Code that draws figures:
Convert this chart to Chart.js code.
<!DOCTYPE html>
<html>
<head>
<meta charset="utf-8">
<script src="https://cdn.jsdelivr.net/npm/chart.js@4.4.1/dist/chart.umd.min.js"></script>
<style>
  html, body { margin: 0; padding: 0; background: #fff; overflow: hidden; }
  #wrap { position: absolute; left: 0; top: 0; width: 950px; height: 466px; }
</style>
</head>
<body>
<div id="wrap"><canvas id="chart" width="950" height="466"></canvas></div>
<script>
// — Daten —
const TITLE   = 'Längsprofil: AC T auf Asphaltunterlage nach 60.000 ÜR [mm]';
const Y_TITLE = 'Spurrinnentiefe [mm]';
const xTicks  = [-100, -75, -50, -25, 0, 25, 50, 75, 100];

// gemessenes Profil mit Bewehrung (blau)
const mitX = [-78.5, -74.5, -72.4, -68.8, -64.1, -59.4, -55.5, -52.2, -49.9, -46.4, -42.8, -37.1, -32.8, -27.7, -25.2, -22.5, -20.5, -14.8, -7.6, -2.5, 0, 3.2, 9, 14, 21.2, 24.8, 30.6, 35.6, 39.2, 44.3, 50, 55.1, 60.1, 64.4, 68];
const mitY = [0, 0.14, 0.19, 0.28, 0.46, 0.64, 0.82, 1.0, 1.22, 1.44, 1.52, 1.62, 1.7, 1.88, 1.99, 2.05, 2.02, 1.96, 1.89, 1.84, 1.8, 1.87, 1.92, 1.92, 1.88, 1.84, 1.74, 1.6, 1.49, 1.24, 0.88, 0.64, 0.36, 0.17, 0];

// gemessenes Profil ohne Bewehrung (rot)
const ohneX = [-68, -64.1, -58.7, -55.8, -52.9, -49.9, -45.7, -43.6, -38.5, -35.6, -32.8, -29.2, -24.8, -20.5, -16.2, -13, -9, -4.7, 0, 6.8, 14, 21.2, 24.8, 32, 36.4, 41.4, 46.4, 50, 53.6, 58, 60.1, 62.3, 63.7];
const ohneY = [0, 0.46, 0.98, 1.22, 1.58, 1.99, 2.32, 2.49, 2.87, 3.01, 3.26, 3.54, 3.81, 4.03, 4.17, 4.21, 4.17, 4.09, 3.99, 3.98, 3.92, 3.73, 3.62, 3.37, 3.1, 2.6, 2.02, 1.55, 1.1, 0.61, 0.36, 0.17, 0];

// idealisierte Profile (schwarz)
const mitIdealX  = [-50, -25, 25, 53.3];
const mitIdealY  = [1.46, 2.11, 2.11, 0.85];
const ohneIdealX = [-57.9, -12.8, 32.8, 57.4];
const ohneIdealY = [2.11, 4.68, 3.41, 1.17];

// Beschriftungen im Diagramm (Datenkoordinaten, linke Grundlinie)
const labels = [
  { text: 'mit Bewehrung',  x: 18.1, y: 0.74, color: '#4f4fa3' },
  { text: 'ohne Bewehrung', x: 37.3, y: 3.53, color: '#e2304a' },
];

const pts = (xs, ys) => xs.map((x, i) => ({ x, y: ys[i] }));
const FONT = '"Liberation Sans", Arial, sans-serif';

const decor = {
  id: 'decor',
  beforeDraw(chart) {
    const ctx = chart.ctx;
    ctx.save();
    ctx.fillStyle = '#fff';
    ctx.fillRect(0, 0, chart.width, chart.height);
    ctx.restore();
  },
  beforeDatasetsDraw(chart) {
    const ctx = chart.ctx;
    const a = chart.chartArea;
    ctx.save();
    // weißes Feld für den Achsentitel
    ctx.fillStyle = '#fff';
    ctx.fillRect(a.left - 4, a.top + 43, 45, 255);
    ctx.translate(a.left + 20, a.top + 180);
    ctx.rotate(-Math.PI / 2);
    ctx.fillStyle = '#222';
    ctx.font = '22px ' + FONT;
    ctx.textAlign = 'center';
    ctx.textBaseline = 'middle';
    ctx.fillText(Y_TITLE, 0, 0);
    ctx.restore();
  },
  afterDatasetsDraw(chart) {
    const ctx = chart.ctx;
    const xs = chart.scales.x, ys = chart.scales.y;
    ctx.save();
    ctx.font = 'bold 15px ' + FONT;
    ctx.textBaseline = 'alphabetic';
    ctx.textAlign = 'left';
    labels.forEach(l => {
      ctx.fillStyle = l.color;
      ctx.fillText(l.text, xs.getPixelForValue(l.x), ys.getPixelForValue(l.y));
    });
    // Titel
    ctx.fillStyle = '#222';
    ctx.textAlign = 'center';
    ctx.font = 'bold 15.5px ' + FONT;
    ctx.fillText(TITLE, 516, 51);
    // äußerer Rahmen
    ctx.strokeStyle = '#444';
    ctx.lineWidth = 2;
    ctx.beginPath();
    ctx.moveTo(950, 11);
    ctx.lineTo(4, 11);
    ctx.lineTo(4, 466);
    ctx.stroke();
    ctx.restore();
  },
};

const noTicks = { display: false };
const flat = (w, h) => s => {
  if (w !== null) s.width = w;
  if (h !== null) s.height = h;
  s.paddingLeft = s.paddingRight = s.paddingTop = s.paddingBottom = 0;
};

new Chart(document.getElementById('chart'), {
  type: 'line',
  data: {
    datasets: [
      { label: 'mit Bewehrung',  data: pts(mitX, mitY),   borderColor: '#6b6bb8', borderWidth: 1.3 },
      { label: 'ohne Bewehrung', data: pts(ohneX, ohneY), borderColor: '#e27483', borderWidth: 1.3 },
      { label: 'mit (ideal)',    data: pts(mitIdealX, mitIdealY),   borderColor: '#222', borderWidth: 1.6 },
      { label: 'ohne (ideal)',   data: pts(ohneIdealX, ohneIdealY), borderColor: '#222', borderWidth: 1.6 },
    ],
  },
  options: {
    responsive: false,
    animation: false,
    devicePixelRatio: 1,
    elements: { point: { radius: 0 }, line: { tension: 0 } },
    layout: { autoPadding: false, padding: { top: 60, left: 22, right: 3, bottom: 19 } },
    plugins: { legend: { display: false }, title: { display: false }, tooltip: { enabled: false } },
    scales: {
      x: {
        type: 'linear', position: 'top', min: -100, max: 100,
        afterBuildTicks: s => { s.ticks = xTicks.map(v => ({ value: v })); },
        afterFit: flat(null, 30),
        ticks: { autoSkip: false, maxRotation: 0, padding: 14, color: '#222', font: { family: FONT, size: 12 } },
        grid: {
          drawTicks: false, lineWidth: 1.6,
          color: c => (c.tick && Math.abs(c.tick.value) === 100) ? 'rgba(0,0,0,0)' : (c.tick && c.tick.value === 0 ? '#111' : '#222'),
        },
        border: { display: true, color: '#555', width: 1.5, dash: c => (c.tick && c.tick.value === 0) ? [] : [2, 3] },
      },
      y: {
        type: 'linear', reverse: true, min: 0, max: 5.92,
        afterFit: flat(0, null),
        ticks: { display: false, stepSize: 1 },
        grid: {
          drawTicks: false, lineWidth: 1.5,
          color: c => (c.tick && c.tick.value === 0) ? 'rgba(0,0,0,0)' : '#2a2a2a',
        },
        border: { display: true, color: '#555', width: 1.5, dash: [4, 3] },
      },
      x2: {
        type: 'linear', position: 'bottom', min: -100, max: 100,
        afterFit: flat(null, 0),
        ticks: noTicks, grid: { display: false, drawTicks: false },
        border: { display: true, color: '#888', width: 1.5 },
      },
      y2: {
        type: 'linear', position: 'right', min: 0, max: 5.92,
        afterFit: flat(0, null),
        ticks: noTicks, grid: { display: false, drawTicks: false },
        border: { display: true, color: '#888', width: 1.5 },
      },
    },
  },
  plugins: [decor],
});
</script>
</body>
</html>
--
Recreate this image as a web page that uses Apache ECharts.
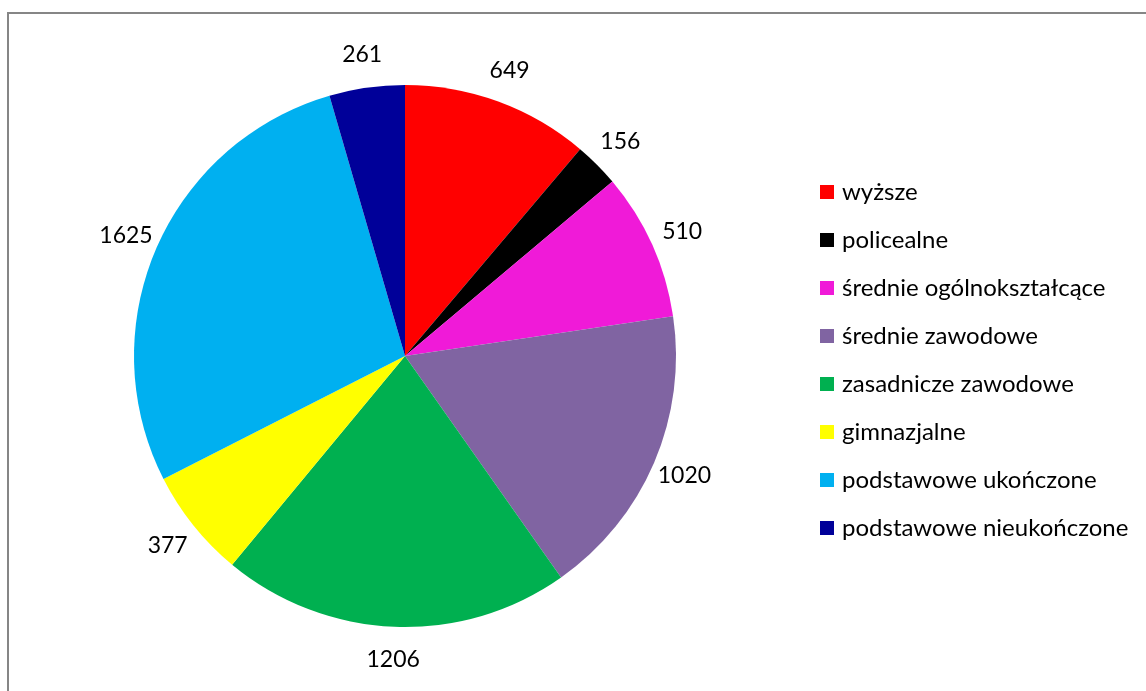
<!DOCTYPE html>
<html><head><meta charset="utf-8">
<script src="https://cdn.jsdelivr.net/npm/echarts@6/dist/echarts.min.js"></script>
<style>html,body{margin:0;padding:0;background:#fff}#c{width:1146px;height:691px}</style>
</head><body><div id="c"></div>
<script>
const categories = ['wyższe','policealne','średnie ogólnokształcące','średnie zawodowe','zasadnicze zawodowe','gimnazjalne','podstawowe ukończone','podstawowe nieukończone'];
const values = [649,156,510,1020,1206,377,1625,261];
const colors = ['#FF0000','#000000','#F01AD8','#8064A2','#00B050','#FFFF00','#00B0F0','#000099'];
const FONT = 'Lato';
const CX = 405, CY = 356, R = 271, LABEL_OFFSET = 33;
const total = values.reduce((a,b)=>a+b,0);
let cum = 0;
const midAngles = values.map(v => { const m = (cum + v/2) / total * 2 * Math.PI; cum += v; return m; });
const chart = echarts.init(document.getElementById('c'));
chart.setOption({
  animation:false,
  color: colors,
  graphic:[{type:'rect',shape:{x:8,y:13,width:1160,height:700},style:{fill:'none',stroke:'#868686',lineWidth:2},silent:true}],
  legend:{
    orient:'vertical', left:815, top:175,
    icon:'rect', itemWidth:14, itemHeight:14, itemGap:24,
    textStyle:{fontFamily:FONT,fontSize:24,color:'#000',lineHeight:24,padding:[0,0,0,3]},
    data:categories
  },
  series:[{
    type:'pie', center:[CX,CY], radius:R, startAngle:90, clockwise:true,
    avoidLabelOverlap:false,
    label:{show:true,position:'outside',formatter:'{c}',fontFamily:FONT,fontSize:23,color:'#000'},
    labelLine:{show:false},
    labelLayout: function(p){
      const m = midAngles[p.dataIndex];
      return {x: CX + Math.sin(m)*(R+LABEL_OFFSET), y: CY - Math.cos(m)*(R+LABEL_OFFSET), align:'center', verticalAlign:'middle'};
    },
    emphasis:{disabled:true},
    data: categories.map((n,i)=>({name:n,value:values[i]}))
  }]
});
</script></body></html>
* * *
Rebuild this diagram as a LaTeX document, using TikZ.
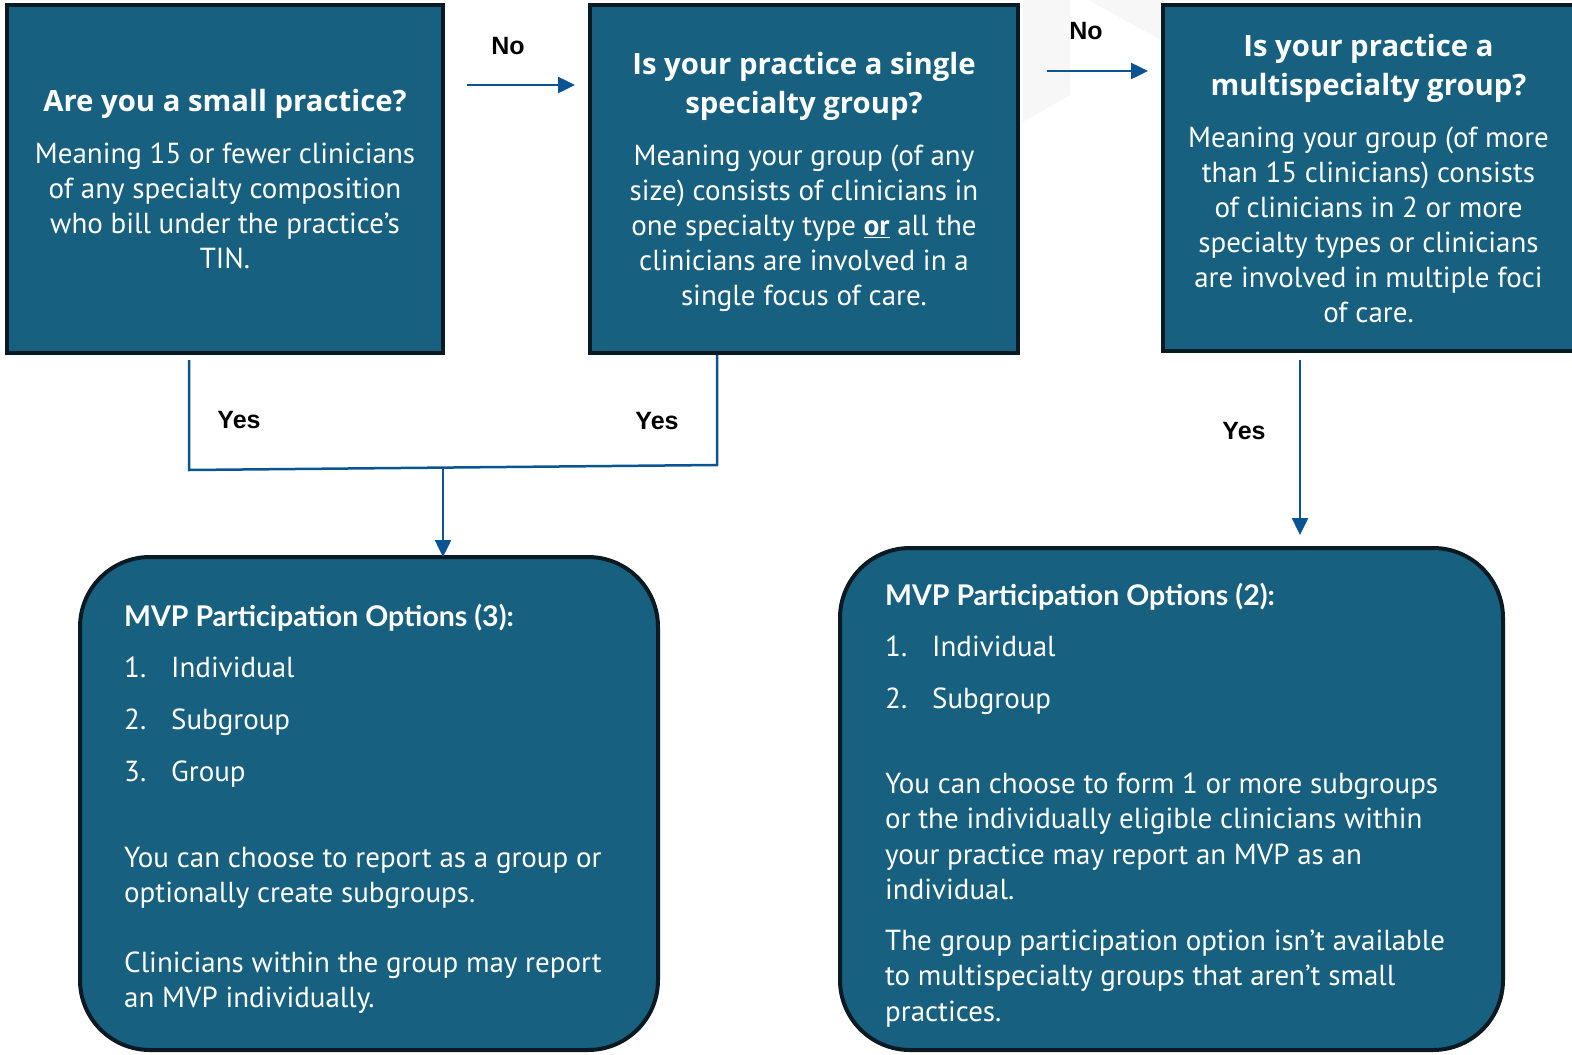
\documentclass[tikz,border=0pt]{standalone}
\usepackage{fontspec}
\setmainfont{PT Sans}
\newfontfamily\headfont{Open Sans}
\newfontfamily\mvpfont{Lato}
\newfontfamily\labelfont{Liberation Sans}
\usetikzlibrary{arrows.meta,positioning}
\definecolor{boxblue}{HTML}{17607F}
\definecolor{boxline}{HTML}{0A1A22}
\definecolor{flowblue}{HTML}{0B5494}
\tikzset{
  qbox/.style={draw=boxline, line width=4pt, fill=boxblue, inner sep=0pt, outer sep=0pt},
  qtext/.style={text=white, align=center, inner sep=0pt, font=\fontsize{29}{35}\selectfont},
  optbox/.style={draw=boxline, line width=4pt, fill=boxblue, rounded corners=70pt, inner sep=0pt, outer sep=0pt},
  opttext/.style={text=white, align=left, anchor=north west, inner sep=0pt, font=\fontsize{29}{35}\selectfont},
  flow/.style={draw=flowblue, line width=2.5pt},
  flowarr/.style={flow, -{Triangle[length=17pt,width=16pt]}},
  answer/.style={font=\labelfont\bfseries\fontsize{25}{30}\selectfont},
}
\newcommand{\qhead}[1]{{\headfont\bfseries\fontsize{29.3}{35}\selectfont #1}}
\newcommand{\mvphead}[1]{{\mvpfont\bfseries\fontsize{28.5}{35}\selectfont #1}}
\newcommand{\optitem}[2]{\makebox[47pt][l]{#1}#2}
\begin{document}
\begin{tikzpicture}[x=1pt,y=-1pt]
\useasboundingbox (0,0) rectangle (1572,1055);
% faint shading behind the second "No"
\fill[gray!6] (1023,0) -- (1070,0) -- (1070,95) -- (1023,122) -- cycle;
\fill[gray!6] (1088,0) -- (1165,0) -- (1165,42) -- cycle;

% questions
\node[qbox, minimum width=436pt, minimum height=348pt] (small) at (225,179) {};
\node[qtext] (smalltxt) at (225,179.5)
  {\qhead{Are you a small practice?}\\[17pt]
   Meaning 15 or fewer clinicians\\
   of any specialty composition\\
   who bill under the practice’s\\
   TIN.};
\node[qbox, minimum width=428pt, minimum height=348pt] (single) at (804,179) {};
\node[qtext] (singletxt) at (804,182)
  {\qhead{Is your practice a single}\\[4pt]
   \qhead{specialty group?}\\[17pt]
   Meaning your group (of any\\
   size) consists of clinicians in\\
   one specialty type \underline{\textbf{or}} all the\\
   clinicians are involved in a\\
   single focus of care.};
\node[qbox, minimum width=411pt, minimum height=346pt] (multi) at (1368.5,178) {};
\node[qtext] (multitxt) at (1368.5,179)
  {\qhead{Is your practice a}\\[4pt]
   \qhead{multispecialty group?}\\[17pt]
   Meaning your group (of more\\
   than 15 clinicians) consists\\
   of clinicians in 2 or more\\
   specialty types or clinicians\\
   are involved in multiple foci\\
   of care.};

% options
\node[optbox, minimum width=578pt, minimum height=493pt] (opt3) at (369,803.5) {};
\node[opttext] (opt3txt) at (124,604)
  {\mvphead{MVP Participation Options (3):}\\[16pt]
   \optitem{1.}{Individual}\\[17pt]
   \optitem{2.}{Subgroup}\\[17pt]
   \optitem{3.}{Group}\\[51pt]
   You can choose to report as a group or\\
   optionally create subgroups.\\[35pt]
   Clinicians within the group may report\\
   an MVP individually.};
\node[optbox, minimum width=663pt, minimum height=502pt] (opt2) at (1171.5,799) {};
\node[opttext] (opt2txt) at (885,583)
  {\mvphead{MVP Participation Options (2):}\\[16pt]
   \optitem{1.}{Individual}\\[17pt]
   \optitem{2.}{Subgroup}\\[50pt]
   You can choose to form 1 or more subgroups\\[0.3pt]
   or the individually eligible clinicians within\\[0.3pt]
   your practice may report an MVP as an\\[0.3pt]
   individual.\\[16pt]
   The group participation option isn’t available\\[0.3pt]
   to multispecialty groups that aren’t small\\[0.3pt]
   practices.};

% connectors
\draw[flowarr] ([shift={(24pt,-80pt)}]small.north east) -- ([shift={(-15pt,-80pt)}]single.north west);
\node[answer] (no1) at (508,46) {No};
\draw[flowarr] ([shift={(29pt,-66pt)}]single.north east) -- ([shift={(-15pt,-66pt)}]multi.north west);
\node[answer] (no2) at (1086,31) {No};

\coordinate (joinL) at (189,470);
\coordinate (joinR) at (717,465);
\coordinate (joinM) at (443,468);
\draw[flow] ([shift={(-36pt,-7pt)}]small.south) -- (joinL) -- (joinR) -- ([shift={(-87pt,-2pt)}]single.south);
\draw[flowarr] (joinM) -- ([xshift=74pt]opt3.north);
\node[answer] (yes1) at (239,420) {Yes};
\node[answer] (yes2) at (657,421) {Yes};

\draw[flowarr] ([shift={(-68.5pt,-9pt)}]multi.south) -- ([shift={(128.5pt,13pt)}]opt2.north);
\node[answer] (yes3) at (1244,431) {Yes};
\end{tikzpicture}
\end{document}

**GIVEN REQUEST**
Gather up every line in the data above that contains the word "this", copying each one.

**ANSWER TO THE PROBLEM**
Convert this chart to Chart.js code.
Recreate this image as a web page that uses Apache ECharts.
Rebuild this diagram as a LaTeX document, using TikZ.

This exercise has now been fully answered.